Supply chain (SC) decisions are categorized into three levels.

At the base of the SC decision pyramid, which corresponds to SC operations, decisions are made on a daily or weekly basis, while, half way up the pyramid, SC managers adopt an appropriate inventory policy and network flow planning over a multi-period planning horizon. However, at the peak of this pyramid, strategic long-term design decisions (e.g., those related to facility location and customer allocation) are made for the whole period in the SC network.

When the SC network is designed, tactical decisions are made at the planning level (e.g., inventory policy) on a monthly to yearly basis, and the relevant daily operational decisions are implemented accordingly. In our recent research study, we formulate a new model aimed at integrating the inventory planning decisions and the location-allocation design decisions, and at analysing the impact of inventory optimization in a multi-period and multi-echelon SC network design.

To test our model, we consider networks scattered over the American Northeast and over a 12-month planning period.

Below are listed some important managerial insights that we draw from our study:

  • The impact of the uncertain market demand on SC network design and planning :

SC managers should consider a dynamic demand forecasting approach when designing a SC network.

  1. When market demand is fairly constant or shows a minor fluctuation, a similar inventory policy may be adopted at the same DCs; conversely, when market demand shows some significant variations or follows a seasonal pattern, a specific inventory policy should be implemented at each DC in order to avoid overstocking or stock-out of items. 
  2. The results of our model indicate that, when demand is constant or shows less variation over time, sourcing from fewer suppliers is profitable; conversely, sourcing from multiple suppliers is recommended when demand shows some high variations or follows a seasonal trend. 
  3. The more uncertain the market demand, the higher the SC planning costs, including those related to inventory holding, shortage, order flows. 
  4. The risk of running out of stock is high when demand shows some high variations or follows a seasonal pattern. Hence, to avoid shortage penalty costs due to customer unsatisfactory situations, more DCs may be opened, and located closer to customers.

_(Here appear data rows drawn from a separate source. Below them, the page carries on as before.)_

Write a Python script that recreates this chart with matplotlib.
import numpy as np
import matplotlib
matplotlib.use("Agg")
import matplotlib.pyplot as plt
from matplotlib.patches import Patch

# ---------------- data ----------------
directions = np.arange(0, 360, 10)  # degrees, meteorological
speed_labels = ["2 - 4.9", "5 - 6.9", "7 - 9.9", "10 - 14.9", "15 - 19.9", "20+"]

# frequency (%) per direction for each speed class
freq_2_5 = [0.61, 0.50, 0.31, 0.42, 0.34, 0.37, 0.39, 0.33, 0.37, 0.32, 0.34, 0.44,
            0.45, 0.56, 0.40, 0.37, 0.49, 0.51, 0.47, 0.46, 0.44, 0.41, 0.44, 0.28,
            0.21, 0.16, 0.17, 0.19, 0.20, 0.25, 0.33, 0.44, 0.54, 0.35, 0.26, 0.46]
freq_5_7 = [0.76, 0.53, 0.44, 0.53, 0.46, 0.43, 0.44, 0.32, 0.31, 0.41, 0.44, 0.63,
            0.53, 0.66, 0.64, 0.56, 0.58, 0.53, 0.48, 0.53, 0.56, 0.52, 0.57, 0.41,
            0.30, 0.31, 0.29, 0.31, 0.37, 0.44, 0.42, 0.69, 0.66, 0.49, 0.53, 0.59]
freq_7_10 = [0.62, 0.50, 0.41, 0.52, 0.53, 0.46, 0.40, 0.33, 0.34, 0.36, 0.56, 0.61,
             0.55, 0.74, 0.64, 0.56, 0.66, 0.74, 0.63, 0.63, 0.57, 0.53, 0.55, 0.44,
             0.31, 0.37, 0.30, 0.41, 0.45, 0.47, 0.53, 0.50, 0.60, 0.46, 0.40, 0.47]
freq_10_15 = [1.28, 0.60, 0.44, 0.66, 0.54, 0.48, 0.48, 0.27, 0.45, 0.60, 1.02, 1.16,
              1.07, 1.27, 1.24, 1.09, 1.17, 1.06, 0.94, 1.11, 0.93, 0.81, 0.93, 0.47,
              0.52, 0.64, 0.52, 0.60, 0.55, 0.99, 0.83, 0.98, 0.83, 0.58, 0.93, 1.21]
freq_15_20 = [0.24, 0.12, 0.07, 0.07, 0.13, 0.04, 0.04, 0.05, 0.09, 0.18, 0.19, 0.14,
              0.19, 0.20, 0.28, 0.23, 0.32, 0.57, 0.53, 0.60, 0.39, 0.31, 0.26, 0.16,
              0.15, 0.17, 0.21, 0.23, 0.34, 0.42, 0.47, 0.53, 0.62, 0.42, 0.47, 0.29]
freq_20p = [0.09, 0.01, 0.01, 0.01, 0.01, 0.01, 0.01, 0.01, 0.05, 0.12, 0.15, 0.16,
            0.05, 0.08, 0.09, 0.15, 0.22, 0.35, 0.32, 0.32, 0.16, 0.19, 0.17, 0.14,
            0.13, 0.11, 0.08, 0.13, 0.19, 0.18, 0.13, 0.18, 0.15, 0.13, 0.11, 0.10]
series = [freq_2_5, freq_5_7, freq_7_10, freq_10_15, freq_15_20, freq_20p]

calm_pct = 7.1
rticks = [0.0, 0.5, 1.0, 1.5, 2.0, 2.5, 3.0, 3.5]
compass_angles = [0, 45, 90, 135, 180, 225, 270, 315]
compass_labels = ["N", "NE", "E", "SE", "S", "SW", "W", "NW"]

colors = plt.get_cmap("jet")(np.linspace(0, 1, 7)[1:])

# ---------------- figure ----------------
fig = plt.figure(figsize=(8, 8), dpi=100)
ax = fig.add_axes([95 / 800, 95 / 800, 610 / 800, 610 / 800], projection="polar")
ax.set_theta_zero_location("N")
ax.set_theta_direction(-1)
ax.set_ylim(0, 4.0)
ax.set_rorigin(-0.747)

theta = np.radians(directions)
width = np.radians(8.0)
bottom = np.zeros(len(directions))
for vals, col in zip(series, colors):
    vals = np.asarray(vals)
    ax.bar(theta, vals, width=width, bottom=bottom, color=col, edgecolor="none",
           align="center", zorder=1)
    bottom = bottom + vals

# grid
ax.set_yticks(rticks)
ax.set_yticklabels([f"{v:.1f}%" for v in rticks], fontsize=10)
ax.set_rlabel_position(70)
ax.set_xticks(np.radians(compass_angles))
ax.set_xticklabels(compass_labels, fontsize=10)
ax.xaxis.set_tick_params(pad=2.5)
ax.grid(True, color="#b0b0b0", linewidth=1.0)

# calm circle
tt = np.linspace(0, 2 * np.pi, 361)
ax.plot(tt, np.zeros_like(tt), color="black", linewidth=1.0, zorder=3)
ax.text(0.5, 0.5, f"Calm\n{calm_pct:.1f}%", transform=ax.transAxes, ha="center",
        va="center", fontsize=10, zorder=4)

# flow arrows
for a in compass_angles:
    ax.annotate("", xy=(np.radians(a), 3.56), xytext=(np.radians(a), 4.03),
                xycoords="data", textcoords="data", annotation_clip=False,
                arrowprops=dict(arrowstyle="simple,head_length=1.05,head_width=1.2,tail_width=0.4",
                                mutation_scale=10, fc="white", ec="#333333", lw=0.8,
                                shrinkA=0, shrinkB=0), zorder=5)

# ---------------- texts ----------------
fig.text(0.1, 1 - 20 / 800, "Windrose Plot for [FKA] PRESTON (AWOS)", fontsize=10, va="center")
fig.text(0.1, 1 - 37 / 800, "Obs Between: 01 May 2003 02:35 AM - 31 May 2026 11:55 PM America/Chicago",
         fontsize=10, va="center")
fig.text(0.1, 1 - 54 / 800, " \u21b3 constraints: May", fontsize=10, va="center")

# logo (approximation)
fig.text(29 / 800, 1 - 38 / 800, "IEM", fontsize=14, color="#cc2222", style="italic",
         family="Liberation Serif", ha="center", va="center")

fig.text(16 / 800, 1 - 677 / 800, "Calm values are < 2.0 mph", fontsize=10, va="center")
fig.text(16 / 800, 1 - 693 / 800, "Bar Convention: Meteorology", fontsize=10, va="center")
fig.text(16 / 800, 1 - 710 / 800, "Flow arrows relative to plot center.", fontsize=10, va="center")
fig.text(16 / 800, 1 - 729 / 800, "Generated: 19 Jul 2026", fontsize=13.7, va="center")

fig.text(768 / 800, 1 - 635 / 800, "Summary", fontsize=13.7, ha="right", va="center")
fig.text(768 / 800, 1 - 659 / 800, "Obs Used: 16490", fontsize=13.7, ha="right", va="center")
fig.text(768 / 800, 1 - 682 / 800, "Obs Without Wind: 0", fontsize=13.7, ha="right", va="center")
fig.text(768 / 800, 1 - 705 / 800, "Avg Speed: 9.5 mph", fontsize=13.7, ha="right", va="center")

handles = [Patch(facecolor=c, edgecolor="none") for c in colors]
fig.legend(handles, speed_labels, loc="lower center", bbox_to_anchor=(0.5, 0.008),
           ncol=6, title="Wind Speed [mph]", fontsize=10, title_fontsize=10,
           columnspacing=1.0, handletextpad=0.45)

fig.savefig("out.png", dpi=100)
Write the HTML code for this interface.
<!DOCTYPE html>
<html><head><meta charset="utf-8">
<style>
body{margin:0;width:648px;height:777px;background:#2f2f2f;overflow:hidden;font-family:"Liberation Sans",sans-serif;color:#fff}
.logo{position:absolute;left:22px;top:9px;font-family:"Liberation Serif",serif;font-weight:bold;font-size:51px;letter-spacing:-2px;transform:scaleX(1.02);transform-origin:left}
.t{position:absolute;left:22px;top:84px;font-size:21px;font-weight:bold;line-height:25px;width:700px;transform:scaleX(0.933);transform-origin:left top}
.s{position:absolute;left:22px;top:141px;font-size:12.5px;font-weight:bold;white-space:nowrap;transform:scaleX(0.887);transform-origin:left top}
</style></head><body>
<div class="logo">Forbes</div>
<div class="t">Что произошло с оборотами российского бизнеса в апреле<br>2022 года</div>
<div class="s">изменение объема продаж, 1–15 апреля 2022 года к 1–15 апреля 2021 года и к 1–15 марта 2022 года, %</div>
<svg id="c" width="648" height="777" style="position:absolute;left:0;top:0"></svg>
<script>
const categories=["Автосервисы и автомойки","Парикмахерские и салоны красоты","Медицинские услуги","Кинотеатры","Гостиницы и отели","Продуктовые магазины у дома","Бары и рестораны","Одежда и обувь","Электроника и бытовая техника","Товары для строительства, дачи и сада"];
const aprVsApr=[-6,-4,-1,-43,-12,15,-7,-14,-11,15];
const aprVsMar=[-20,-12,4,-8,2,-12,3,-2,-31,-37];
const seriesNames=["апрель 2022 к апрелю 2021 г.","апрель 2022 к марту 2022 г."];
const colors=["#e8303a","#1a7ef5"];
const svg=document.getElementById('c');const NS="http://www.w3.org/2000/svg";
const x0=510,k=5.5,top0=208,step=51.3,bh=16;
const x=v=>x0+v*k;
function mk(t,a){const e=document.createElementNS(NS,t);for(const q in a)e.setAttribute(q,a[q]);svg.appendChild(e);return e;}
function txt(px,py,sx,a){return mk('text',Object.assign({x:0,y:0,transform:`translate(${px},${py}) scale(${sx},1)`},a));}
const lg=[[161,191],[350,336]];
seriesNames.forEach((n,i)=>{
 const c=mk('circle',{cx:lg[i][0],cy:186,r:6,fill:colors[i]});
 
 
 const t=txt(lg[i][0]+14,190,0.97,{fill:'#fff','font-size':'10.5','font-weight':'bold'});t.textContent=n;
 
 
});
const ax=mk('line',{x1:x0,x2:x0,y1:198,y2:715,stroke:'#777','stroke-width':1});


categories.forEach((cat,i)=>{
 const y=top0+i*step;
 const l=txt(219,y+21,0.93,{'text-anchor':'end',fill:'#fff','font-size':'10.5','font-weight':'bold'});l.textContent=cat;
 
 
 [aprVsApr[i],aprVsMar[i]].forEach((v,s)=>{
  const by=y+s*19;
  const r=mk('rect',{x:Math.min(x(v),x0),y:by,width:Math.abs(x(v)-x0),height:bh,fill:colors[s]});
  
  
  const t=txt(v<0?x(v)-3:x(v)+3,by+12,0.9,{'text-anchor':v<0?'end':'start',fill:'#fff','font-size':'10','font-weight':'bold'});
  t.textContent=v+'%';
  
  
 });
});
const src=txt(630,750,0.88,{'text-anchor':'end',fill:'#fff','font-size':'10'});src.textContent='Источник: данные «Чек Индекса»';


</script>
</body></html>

This measure is highly recommended when product holding costs are high.    
  • The impact of inventory control on SC design and planning

SC managers should take into account the inventory control and management when designing a SC network.

  1. If inventory costs are high, decentralized DCs and multiple-sourcing can be a good strategy to keep low inventory levels at DCs, with more product flows in transit, although this may slightly increase total transportation costs. When inventory costs are low, inventory centralization and single sourcing are suitable approaches.
  2. When inventory costs rise, there should be more suppliers, items should be stocked at closer regional DCs.
  3. The inventory policy should be well-defined at the strategic level using demand forecasting techniques in order to capture the maximum market share and to reduce the risk of customer unsatisfactory.
  4. When demand uncertainty is high, the (s, S) inventory control policy, also called reorder-point and order-up-to level system, makes DCs more responsive to meet the required throughput capacity.

 As a conclusion, we argue that the inclusion of inventory planning and policy that consider demand forecastings at the strategic level can improve the quality of design decisions. The key findings of our study are highlighted in the original paper.